### Information supplied
## Start

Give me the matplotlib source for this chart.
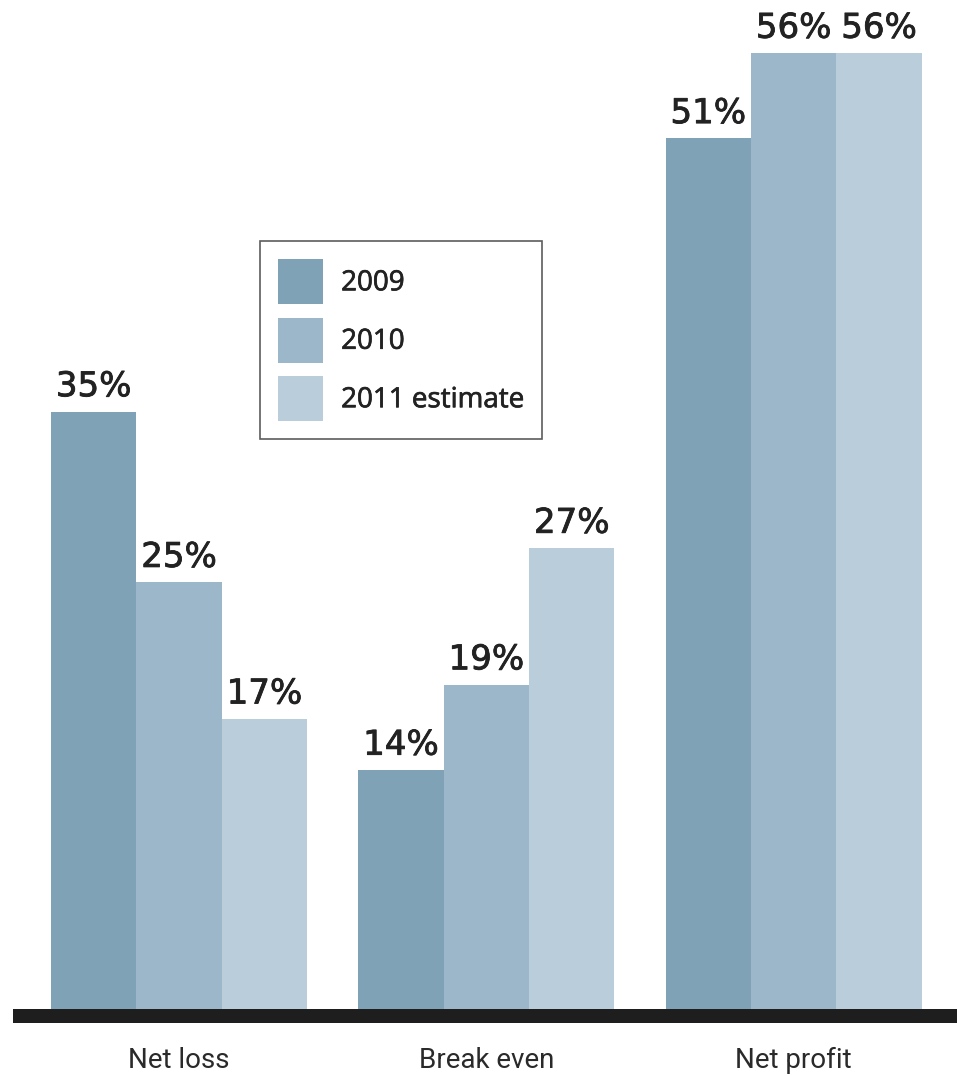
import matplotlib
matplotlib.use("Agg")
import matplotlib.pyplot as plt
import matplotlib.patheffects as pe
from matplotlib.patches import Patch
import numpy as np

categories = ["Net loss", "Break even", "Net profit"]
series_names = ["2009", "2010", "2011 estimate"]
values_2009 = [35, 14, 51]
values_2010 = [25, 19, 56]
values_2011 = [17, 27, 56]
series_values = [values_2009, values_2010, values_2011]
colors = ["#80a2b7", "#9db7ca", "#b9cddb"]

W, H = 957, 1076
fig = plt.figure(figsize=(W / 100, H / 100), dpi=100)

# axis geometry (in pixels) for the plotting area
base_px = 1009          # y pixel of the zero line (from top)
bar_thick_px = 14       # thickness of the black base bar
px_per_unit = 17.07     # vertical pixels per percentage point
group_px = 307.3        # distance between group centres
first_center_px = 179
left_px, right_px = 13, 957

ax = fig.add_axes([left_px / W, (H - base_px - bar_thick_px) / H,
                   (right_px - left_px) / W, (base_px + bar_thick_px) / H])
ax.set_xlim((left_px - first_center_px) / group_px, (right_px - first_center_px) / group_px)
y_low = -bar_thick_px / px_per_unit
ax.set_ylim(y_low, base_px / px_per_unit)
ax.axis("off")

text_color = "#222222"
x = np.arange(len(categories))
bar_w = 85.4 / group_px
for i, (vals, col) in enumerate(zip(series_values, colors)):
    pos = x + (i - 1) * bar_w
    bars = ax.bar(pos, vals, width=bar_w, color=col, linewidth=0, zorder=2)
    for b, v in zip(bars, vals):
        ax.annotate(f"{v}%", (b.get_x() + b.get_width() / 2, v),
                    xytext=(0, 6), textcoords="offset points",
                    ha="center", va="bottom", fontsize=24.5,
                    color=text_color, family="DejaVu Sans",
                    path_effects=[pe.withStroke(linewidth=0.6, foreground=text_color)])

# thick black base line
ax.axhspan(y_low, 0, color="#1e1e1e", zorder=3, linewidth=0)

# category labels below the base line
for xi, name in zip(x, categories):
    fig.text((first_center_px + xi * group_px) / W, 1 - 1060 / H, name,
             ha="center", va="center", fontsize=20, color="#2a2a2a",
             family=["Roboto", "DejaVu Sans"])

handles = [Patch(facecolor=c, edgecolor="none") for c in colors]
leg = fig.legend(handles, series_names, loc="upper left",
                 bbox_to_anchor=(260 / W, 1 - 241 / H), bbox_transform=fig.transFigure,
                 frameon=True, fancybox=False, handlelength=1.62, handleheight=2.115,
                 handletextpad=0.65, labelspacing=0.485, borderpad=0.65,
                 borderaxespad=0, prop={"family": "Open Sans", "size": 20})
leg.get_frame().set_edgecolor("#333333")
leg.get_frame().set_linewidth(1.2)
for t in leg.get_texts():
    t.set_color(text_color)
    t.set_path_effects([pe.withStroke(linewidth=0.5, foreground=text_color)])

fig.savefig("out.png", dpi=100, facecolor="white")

## End

### Work to do
Return the listing above word for word, with the pictures removed.

### Solution for this task
Give me the matplotlib source for this chart.
import matplotlib
matplotlib.use("Agg")
import matplotlib.pyplot as plt
import matplotlib.patheffects as pe
from matplotlib.patches import Patch
import numpy as np

categories = ["Net loss", "Break even", "Net profit"]
series_names = ["2009", "2010", "2011 estimate"]
values_2009 = [35, 14, 51]
values_2010 = [25, 19, 56]
values_2011 = [17, 27, 56]
series_values = [values_2009, values_2010, values_2011]
colors = ["#80a2b7", "#9db7ca", "#b9cddb"]

W, H = 957, 1076
fig = plt.figure(figsize=(W / 100, H / 100), dpi=100)

# axis geometry (in pixels) for the plotting area
base_px = 1009          # y pixel of the zero line (from top)
bar_thick_px = 14       # thickness of the black base bar
px_per_unit = 17.07     # vertical pixels per percentage point
group_px = 307.3        # distance between group centres
first_center_px = 179
left_px, right_px = 13, 957

ax = fig.add_axes([left_px / W, (H - base_px - bar_thick_px) / H,
                   (right_px - left_px) / W, (base_px + bar_thick_px) / H])
ax.set_xlim((left_px - first_center_px) / group_px, (right_px - first_center_px) / group_px)
y_low = -bar_thick_px / px_per_unit
ax.set_ylim(y_low, base_px / px_per_unit)
ax.axis("off")

text_color = "#222222"
x = np.arange(len(categories))
bar_w = 85.4 / group_px
for i, (vals, col) in enumerate(zip(series_values, colors)):
    pos = x + (i - 1) * bar_w
    bars = ax.bar(pos, vals, width=bar_w, color=col, linewidth=0, zorder=2)
    for b, v in zip(bars, vals):
        ax.annotate(f"{v}%", (b.get_x() + b.get_width() / 2, v),
                    xytext=(0, 6), textcoords="offset points",
                    ha="center", va="bottom", fontsize=24.5,
                    color=text_color, family="DejaVu Sans",
                    path_effects=[pe.withStroke(linewidth=0.6, foreground=text_color)])

# thick black base line
ax.axhspan(y_low, 0, color="#1e1e1e", zorder=3, linewidth=0)

# category labels below the base line
for xi, name in zip(x, categories):
    fig.text((first_center_px + xi * group_px) / W, 1 - 1060 / H, name,
             ha="center", va="center", fontsize=20, color="#2a2a2a",
             family=["Roboto", "DejaVu Sans"])

handles = [Patch(facecolor=c, edgecolor="none") for c in colors]
leg = fig.legend(handles, series_names, loc="upper left",
                 bbox_to_anchor=(260 / W, 1 - 241 / H), bbox_transform=fig.transFigure,
                 frameon=True, fancybox=False, handlelength=1.62, handleheight=2.115,
                 handletextpad=0.65, labelspacing=0.485, borderpad=0.65,
                 borderaxespad=0, prop={"family": "Open Sans", "size": 20})
leg.get_frame().set_edgecolor("#333333")
leg.get_frame().set_linewidth(1.2)
for t in leg.get_texts():
    t.set_color(text_color)
    t.set_path_effects([pe.withStroke(linewidth=0.5, foreground=text_color)])

fig.savefig("out.png", dpi=100, facecolor="white")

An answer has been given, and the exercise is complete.